Pablo Neruda writes, “Let us forget, with generosity, those who cannot love us.” I love this because forgetting is an action, like a spoken prayer, hence more immediately practical than “let us forgive,” which demands a visceral sea-change, which may happen as quickly as India pushes its tectonic plates up against China (about two inches per year).
Let us forget even our abusers, eventually. Let us forget Saint David’s, which is doing the best it can. It is as imperfect as my moon.
And yet it is also as imperfect as the dangerous alcoholic whom you still love, but against whom you must, you must, erect boundaries. The dangerous alcoholic for whom you can do as much as you can, until you see how trying to take care of this un-take-care-able person, how trying to get them to see, is hurting you badly. You must humbly take care of yourself, and forget the person – or institution – who cannot, cannot (not organically capable, and therefore you don’t have to take it personally) love you.

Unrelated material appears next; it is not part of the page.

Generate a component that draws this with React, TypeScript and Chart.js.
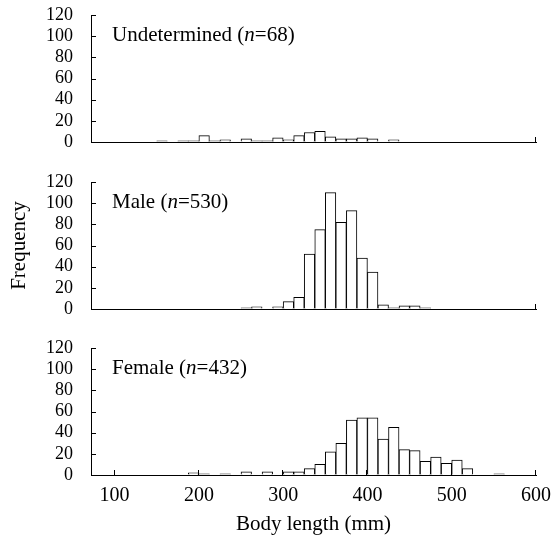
import React, { useEffect, useRef } from "react";
import { Chart, registerables } from "chart.js";

Chart.register(...registerables);

// Lower edges of the 12.5 mm body-length bins
const binEdges = [
  150, 162.5, 175, 187.5, 200, 212.5, 225, 237.5, 250, 262.5, 275, 287.5,
  300, 312.5, 325, 337.5, 350, 362.5, 375, 387.5, 400, 412.5, 425, 437.5,
  450, 462.5, 475, 487.5, 500, 512.5, 525, 537.5, 550,
];
const binWidth = 12.5;

const undetermined = [
  1, 0, 1, 1, 6, 1, 2, 0, 3, 1, 1, 4, 2, 6, 9, 10, 5, 3, 3, 4, 3, 0, 2, 0,
  0, 0, 0, 0, 0, 0, 0, 0, 0,
];
const male = [
  0, 0, 0, 0, 0, 0, 0, 0, 1, 2, 0, 2, 7, 11, 52, 75, 110, 82, 93, 48, 35, 4,
  1, 3, 3, 1, 0, 0, 0, 0, 0, 0, 0,
];
const female = [
  0, 0, 0, 2, 1, 0, 1, 0, 3, 0, 3, 0, 3, 3, 6, 10, 22, 30, 52, 54, 54, 34,
  45, 24, 23, 13, 17, 11, 14, 6, 0, 0, 1,
];

const panelNames = ["Undetermined", "Male", "Female"];
const panelN = [68, 530, 432];
const panelSeries = [undetermined, male, female];

const xTicks = [100, 200, 300, 400, 500, 600];
const yTicks = [0, 20, 40, 60, 80, 100, 120];
const xTitle = "Body length (mm)";
const yTitle = "Frequency";

const FONT = '"Liberation Serif", "Times New Roman", serif';

const decorPlugin = {
  id: "decor",
  afterDraw(chart: any, _args: any, opts: any) {
    const { ctx, chartArea, scales } = chart;
    const x = scales.x;
    const y = scales.y;
    ctx.save();
    ctx.strokeStyle = "#000";
    ctx.lineWidth = 1;
    ctx.beginPath();
    yTicks.forEach((v) => {
      if (v === 0) return;
      const py = Math.round(y.getPixelForValue(v)) + 0.5;
      ctx.moveTo(chartArea.left, py);
      ctx.lineTo(chartArea.left + 5, py);
    });
    const xt = opts.allTicks ? xTicks : [xTicks[xTicks.length - 1]];
    xt.forEach((v) => {
      const px = Math.round(x.getPixelForValue(v)) - 0.5;
      ctx.moveTo(px, chartArea.bottom);
      ctx.lineTo(px, chartArea.bottom - 5);
    });
    ctx.stroke();

    ctx.fillStyle = "#000";
    ctx.textBaseline = "alphabetic";
    ctx.textAlign = "left";
    let tx = chartArea.left + 21;
    const ty = chartArea.top + 26;
    const parts: [string, boolean][] = [
      [opts.name + " (", false],
      ["n", true],
      ["=" + opts.n + ")", false],
    ];
    parts.forEach(([t, it]) => {
      ctx.font = (it ? "italic " : "") + "21px " + FONT;
      ctx.fillText(t, tx, ty);
      tx += ctx.measureText(t).width;
    });
    ctx.restore();
  },
};

function makeConfig(i: number): any {
  const series = panelSeries[i];
  const isBottom = i === 2;
  const isMiddle = i === 1;
  return {
    type: "bar",
    data: {
      datasets: [
        {
          data: binEdges.map((e, k) => ({
            x: e + binWidth / 2,
            y: series[k] === 0 ? null : series[k],
          })),
          backgroundColor: "#ffffff",
          borderColor: "#000000",
          borderWidth: 1,
          borderSkipped: "start",
          barPercentage: 1,
          categoryPercentage: 1,
        },
      ],
    },
    options: {
      animation: false,
      responsive: false,
      devicePixelRatio: 1,
      layout: {
        padding: { top: 15, left: 0, right: 16, bottom: isBottom ? 0 : 12 },
      },
      plugins: {
        legend: { display: false },
        tooltip: { enabled: false },
        decor: { name: panelNames[i], n: panelN[i], allTicks: isBottom },
      },
      scales: {
        x: {
          type: "linear",
          min: 72,
          max: 600,
          offset: false,
          grid: {
            display: true,
            drawOnChartArea: false,
            drawTicks: true,
            tickLength: 9,
            color: "rgba(0,0,0,0)",
            offset: false,
          },
          border: { display: true, color: "#000", width: 1 },
          afterBuildTicks: (s: any) => {
            s.ticks = xTicks.map((v) => ({ value: v }));
          },
          afterFit: (s: any) => {
            s.height = isBottom ? 70 : 0;
          },
          ticks: {
            display: isBottom,
            color: "#000",
            padding: 0,
            maxRotation: 0,
            autoSkip: false,
            font: { family: FONT, size: 20 },
          },
          title: {
            display: isBottom,
            text: xTitle,
            color: "#000",
            font: { family: FONT, size: 21 },
            padding: { top: 0, bottom: 8 },
          },
        },
        y: {
          type: "linear",
          min: 0,
          max: 120,
          grid: {
            display: true,
            drawOnChartArea: false,
            drawTicks: true,
            tickLength: 18,
            color: "rgba(0,0,0,0)",
          },
          border: { display: true, color: "#000", width: 1 },
          afterBuildTicks: (s: any) => {
            s.ticks = yTicks.map((v) => ({ value: v }));
          },
          afterFit: (s: any) => {
            s.width = 91;
          },
          ticks: {
            color: "#000",
            padding: 0,
            autoSkip: false,
            font: { family: FONT, size: 18 },
          },
          title: {
            display: isMiddle,
            text: yTitle,
            color: "#000",
            font: { family: FONT, size: 21 },
            padding: { top: 7, bottom: 0 },
          },
        },
      },
    },
    plugins: [decorPlugin],
  };
}

export default function App() {
  const r0 = useRef<HTMLCanvasElement>(null);
  const r1 = useRef<HTMLCanvasElement>(null);
  const r2 = useRef<HTMLCanvasElement>(null);

  useEffect(() => {
    const refs = [r0, r1, r2];
    const charts = refs.map((r, i) => new Chart(r.current as HTMLCanvasElement, makeConfig(i)));
    return () => charts.forEach((c) => c.destroy());
  }, []);

  return (
    <div
      style={{
        position: "absolute",
        left: 0,
        top: 0,
        width: 552,
        height: 545,
        background: "#fff",
      }}
    >
      <canvas ref={r0} width={552} height={154} style={{ position: "absolute", left: 0, top: 0 }} />
      <canvas ref={r1} width={552} height={154} style={{ position: "absolute", left: 0, top: 167 }} />
      <canvas ref={r2} width={552} height={212} style={{ position: "absolute", left: 0, top: 333 }} />
    </div>
  );
}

Then you love yourself, and you find those who love you too. The three treasures in Buddhism are Buddha, dharma (teachings), and sangha (community). The Buddha himself said that the most important part of spiritual life was community. Not meditation, not book-learning, not adoration of an idol or a leader like himself, but the other people around you.
In the midst of terrible, terrible pain these past twelve months, I have found a community I never expected. There are twelve men now who are my brothers. I love them. I love me.

(ensō by Charles Huschle, Santa Fe, winter 2018)

Zen practice isn’t about a special place or a special peace or something other than being with our life just as it is. It’s one of the hardest things for people to get: that my very difficulties in this very moment are the perfection… Even if it’s fearful and distressing, it’s fine. – Charlotte Joko Beck
You don’t have to say anything in particular or do anything in particular to be helpful to people. You become a bodhisattva by wishing for your own happiness as well as the happiness of others, and by opening to your own experience in a loving way. When you love yourself and are kind enough to yourself to be who you really are, you’re showing others what they need to do in order to be free. You’re showing them what it’s like to be present in the middle of suffering. You’re right here in the world, just like them. You know about fear and anxiety, but you don’t run away. This is the way you join hands with people and walk together through birth and death. – Reb Anderson, in "Being Upright"
(wood carving above by me, 2019,
gift to Roshi Joan Halifax upon
the conferring of vows, Santa Fe,
March, 2019)
All things are so deeply connected that at the precise moment when you are just yourself, the entire universe is just itself. -- Reb Anderson
There is pain around every buddha’s meditation seat. It forms a ring of fire. Around this is another ring of fire, composed of anger, hate, rage, aggression, disgust, nausea, rejection, aversion, ill will, and violence. This outer ring is an expression of impatiently turning away from or trying to control the flames of suffering. At the center of this precept we acknowledge and honor the tremendous force of these reactions to pain. – Reb Anderson
Sexual abuse of children doesn't go away on its own. The impact of traumatic stress does not go away by eating more kale or "manning up" or learning to be a "big girl" or "just get over it." Like a poison, it has to be chelated out.
There are those who have seen the worst of battle and reported that being sexually abused as a child gives them more PTSD than being shot at. #metoo Get help.